■ Objective ■
Reproduce the listing below in full and without alteration, apart from its pictures.

+++

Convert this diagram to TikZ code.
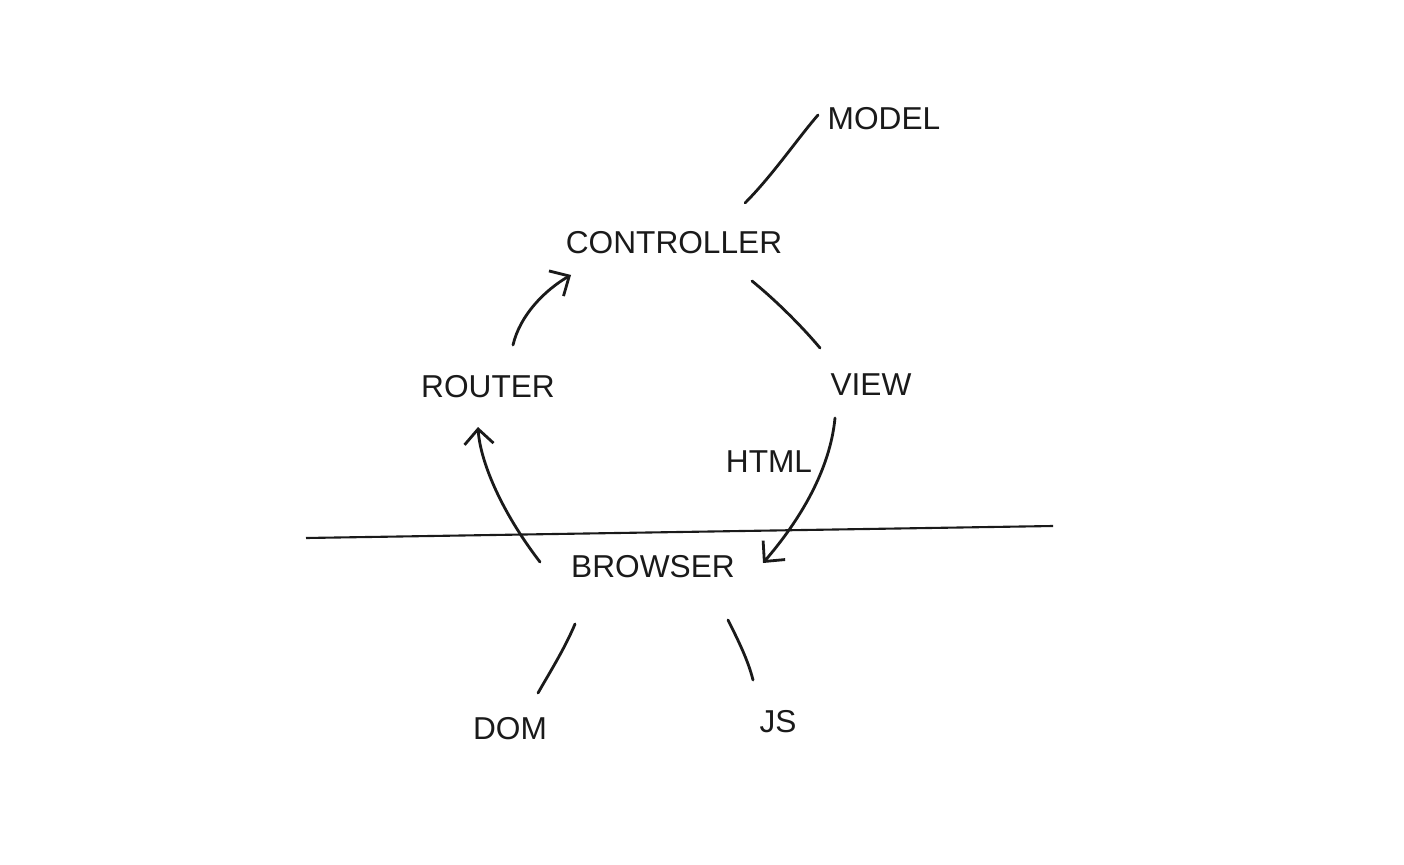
\documentclass[tikz,border=0pt]{standalone}
\usepackage{fontspec}
\setmainfont{Liberation Sans}
\usetikzlibrary{arrows.meta, calc, positioning}
\definecolor{inkBlack}{HTML}{1A1A1A}
\tikzset{
  lbl/.style       = {font=\fontsize{9}{11}\selectfont, inkBlack, inner sep=0pt},
  link/.style      = {inkBlack, line width=0.8pt, line cap=round},
  flowarrow/.style = {link, -{Straight Barb[length=1.5mm, width=2.9mm, line width=0.8pt]}},
  divider/.style   = {inkBlack, line width=0.6pt},
}
\begin{document}
\begin{tikzpicture}[x=0.01cm,y=-0.01cm]
  \useasboundingbox (0,0) rectangle (1404,864);
  % labels
  \node[lbl] (model)   at (884,119) {MODEL};
  \node[lbl] (ctrl)    at (674,243) {CONTROLLER};
  \node[lbl] (router)  at (488,387) {ROUTER};
  \node[lbl] (view)    at (871,385) {VIEW};
  \node[lbl] (html)    at (769,462) {HTML};
  \node[lbl] (browser) at (653,567) {BROWSER};
  \node[lbl] (dom)     at (510,729) {DOM};
  \node[lbl] (js)      at (778,722) {JS};
  % server / client divide
  \coordinate (divL) at (306,538);
  \coordinate (divR) at (1053,526);
  \draw[divider] (divL) -- (divR);
  % connectors
  \draw[link] ([shift={(71,-40)}]ctrl.center) .. controls ([shift={(98,-67)}]ctrl.center) and ([shift={(-86,19)}]model.center) .. ([shift={(-66,-4)}]model.center);
  \draw[link] ([shift={(78,38)}]ctrl.center) .. controls ([shift={(105,60)}]ctrl.center) and ([shift={(-66,-55)}]view.center) .. ([shift={(-51,-37)}]view.center);
  \draw[flowarrow] ([shift={(25,-42)}]router.center) .. controls ([shift={(32,-72)}]router.center) and ([shift={(-129,47)}]ctrl.center) .. ([shift={(-103,32)}]ctrl.center);
  \draw[flowarrow] ([shift={(-113,-5)}]browser.center) .. controls ([shift={(-153,-57)}]browser.center) and ([shift={(-8,73)}]router.center) .. ([shift={(-10,40)}]router.center);
  \draw[flowarrow] ([shift={(-36,33)}]view.center) .. controls ([shift={(-41,85)}]view.center) and ([shift={(147,-47)}]browser.center) .. ([shift={(110,-4)}]browser.center);
  \draw[link] ([shift={(-78,57)}]browser.center) .. controls ([shift={(-88,81)}]browser.center) and ([shift={(40,-57)}]dom.center) .. ([shift={(28,-36)}]dom.center);
  \draw[link] ([shift={(75,53)}]browser.center) .. controls ([shift={(85,73)}]browser.center) and ([shift={(-30,-62)}]js.center) .. ([shift={(-25,-42)}]js.center);
\end{tikzpicture}
\end{document}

+++

■ The response ■
Convert this diagram to TikZ code.
\documentclass[tikz,border=0pt]{standalone}
\usepackage{fontspec}
\setmainfont{Liberation Sans}
\usetikzlibrary{arrows.meta, calc, positioning}
\definecolor{inkBlack}{HTML}{1A1A1A}
\tikzset{
  lbl/.style       = {font=\fontsize{9}{11}\selectfont, inkBlack, inner sep=0pt},
  link/.style      = {inkBlack, line width=0.8pt, line cap=round},
  flowarrow/.style = {link, -{Straight Barb[length=1.5mm, width=2.9mm, line width=0.8pt]}},
  divider/.style   = {inkBlack, line width=0.6pt},
}
\begin{document}
\begin{tikzpicture}[x=0.01cm,y=-0.01cm]
  \useasboundingbox (0,0) rectangle (1404,864);
  % labels
  \node[lbl] (model)   at (884,119) {MODEL};
  \node[lbl] (ctrl)    at (674,243) {CONTROLLER};
  \node[lbl] (router)  at (488,387) {ROUTER};
  \node[lbl] (view)    at (871,385) {VIEW};
  \node[lbl] (html)    at (769,462) {HTML};
  \node[lbl] (browser) at (653,567) {BROWSER};
  \node[lbl] (dom)     at (510,729) {DOM};
  \node[lbl] (js)      at (778,722) {JS};
  % server / client divide
  \coordinate (divL) at (306,538);
  \coordinate (divR) at (1053,526);
  \draw[divider] (divL) -- (divR);
  % connectors
  \draw[link] ([shift={(71,-40)}]ctrl.center) .. controls ([shift={(98,-67)}]ctrl.center) and ([shift={(-86,19)}]model.center) .. ([shift={(-66,-4)}]model.center);
  \draw[link] ([shift={(78,38)}]ctrl.center) .. controls ([shift={(105,60)}]ctrl.center) and ([shift={(-66,-55)}]view.center) .. ([shift={(-51,-37)}]view.center);
  \draw[flowarrow] ([shift={(25,-42)}]router.center) .. controls ([shift={(32,-72)}]router.center) and ([shift={(-129,47)}]ctrl.center) .. ([shift={(-103,32)}]ctrl.center);
  \draw[flowarrow] ([shift={(-113,-5)}]browser.center) .. controls ([shift={(-153,-57)}]browser.center) and ([shift={(-8,73)}]router.center) .. ([shift={(-10,40)}]router.center);
  \draw[flowarrow] ([shift={(-36,33)}]view.center) .. controls ([shift={(-41,85)}]view.center) and ([shift={(147,-47)}]browser.center) .. ([shift={(110,-4)}]browser.center);
  \draw[link] ([shift={(-78,57)}]browser.center) .. controls ([shift={(-88,81)}]browser.center) and ([shift={(40,-57)}]dom.center) .. ([shift={(28,-36)}]dom.center);
  \draw[link] ([shift={(75,53)}]browser.center) .. controls ([shift={(85,73)}]browser.center) and ([shift={(-30,-62)}]js.center) .. ([shift={(-25,-42)}]js.center);
\end{tikzpicture}
\end{document}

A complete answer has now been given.